Israele, dal canto suo, ha già pagato un caro prezzo per ottenere la liberazione di pochi suoi cittadini tenuti in ostaggio dai terroristi gazani da più di un anno, rilasciati in condizioni pietose, mentre  centinaia di assassini sono stati liberati dalle carceri di Israele e giunti nella Striscia accolti come eroi, hanno ben pensato di farsi riprendere mentre imbracciano nuovamente le armi, circondati da pagliacci in uniforme improvvisamente riapparsi con il “cessate il fuoco” dopo mesi trascorsi rintanati nei rifugi, negando l’evidenza della sconfitta politica e militare che si andava delineando e facendosi scudo della popolazione locale, essa sì, inerme e soggiogata.

Oggi la situazione è però cambiata. La nuova amministrazione USA, sebbene fautrice degli “Accordi di Abramo” di alcuni anni fa, ha cambiato direzione. Si è finalmente compreso come lo Stato di Israele non debba essere abbandonato a se stesso a fronte di una problematica che ha ormai un carattere globale. Solo l’Europa si mostra sorda, illusa di risolvere il problema della forzata convivenza tra un’entità democratica ed una terrorista, quasi necessitasse di una profonda riflessione tesa a sostenere i diritti umani di una sola delle parti.

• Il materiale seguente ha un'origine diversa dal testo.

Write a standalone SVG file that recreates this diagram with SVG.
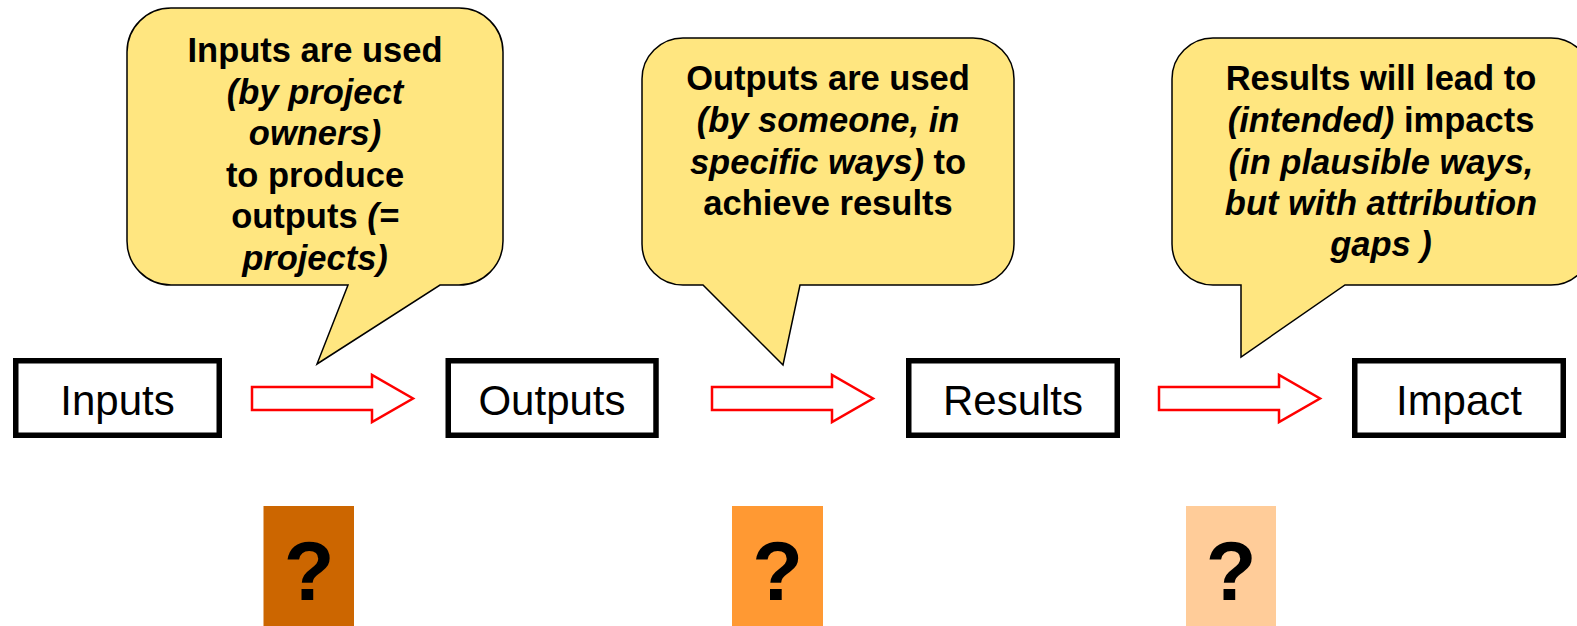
<svg xmlns="http://www.w3.org/2000/svg" width="1577" height="626" viewBox="0 0 1577 626">
<style>
.callout{fill:#FFE680;stroke:#000;stroke-width:1.5;stroke-linejoin:miter}
.ct{font-family:"Liberation Sans",Arial,sans-serif;font-weight:bold;font-size:34.5px;fill:#000;text-anchor:middle}
.it{font-style:italic}
.node{fill:#fff;stroke:#000;stroke-width:5.5}
.nt{font-family:"Liberation Sans",Arial,sans-serif;font-size:42px;fill:#000;text-anchor:middle}
.arrow{fill:#fff;stroke:#FF0000;stroke-width:2.5;stroke-linejoin:miter}
.q{font-family:"Liberation Sans",Arial,sans-serif;font-weight:bold;font-size:83px;fill:#000;text-anchor:middle}
</style>
<rect width="1577" height="626" fill="#fff"/>

<g id="callout1">
<path class="callout" d="M171,8 H459 A44,44 0 0 1 503,52 V241 A44,44 0 0 1 459,285 H440 L317,364 L348,285 H171 A44,44 0 0 1 127,241 V52 A44,44 0 0 1 171,8 Z"/>
<text class="ct" x="315" y="62">Inputs are used</text>
<text class="ct it" x="315" y="103.5">(by project</text>
<text class="ct it" x="315" y="145">owners)</text>
<text class="ct" x="315" y="186.5">to produce</text>
<text class="ct" x="315" y="228">outputs <tspan class="it">(=</tspan></text>
<text class="ct it" x="315" y="269.5">projects)</text>
</g>

<g id="callout2">
<path class="callout" d="M683,38 H973 A41,41 0 0 1 1014,79 V244 A41,41 0 0 1 973,285 H800 L783,365 L703,285 H683 A41,41 0 0 1 642,244 V79 A41,41 0 0 1 683,38 Z"/>
<text class="ct" x="828" y="90">Outputs are used</text>
<text class="ct it" x="828" y="132">(by someone, in</text>
<text class="ct" x="828" y="174"><tspan class="it">specific ways)</tspan> to</text>
<text class="ct" x="828" y="215">achieve results</text>
</g>

<g id="callout3">
<path class="callout" d="M1213,38 H1551 A41,41 0 0 1 1592,79 V244 A41,41 0 0 1 1551,285 H1345 L1241,357 L1241,285 H1213 A41,41 0 0 1 1172,244 V79 A41,41 0 0 1 1213,38 Z"/>
<text class="ct" x="1381" y="90">Results will lead to</text>
<text class="ct" x="1381" y="132"><tspan class="it">(intended)</tspan> impacts</text>
<text class="ct it" x="1381" y="174">(in plausible ways,</text>
<text class="ct it" x="1381" y="215">but with attribution</text>
<text class="ct it" x="1381" y="256">gaps )</text>
</g>

<g id="node-inputs">
<rect class="node" x="15.75" y="360.75" width="203.5" height="74.5"/>
<text class="nt" x="117.5" y="415">Inputs</text>
</g>
<g id="node-outputs">
<rect class="node" x="448.25" y="360.75" width="207.75" height="74.5"/>
<text class="nt" x="552" y="415">Outputs</text>
</g>
<g id="node-results">
<rect class="node" x="908.75" y="360.75" width="208.5" height="74.5"/>
<text class="nt" x="1013" y="415">Results</text>
</g>
<g id="node-impact">
<rect class="node" x="1354.75" y="360.75" width="208.5" height="74.5"/>
<text class="nt" x="1459" y="415">Impact</text>
</g>

<g id="connectors">
<path class="arrow" d="M252,387 H372 V375 L413,398.5 L372,422 V410 H252 Z"/>
<path class="arrow" d="M712,387 H832 V375 L873,398.5 L832,422 V410 H712 Z"/>
<path class="arrow" d="M1159,387 H1279 V375 L1320,398.5 L1279,422 V410 H1159 Z"/>
</g>

<g id="q1">
<rect x="263.5" y="506" width="90.5" height="120" fill="#CC6600"/>
<text class="q" x="309" y="600">?</text>
</g>
<g id="q2">
<rect x="732" y="506" width="91" height="120" fill="#FF9933"/>
<text class="q" x="777.5" y="600">?</text>
</g>
<g id="q3">
<rect x="1186" y="506" width="90" height="120" fill="#FFCC99"/>
<text class="q" x="1231" y="600">?</text>
</g>
</svg>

A tale proposito, ed in conclusione, giova citare Ernesto Galli della Loggia per il suo scritto apparso sulla prima pagina del Corriere della Sera del 12 febbraio dove propone un quesito lampante: “Chi mai accetterebbe di avere come vicino uno stato governato da Hamas? Ad una simile domanda nessuno di noi ha mai pensato di dover rispondere”.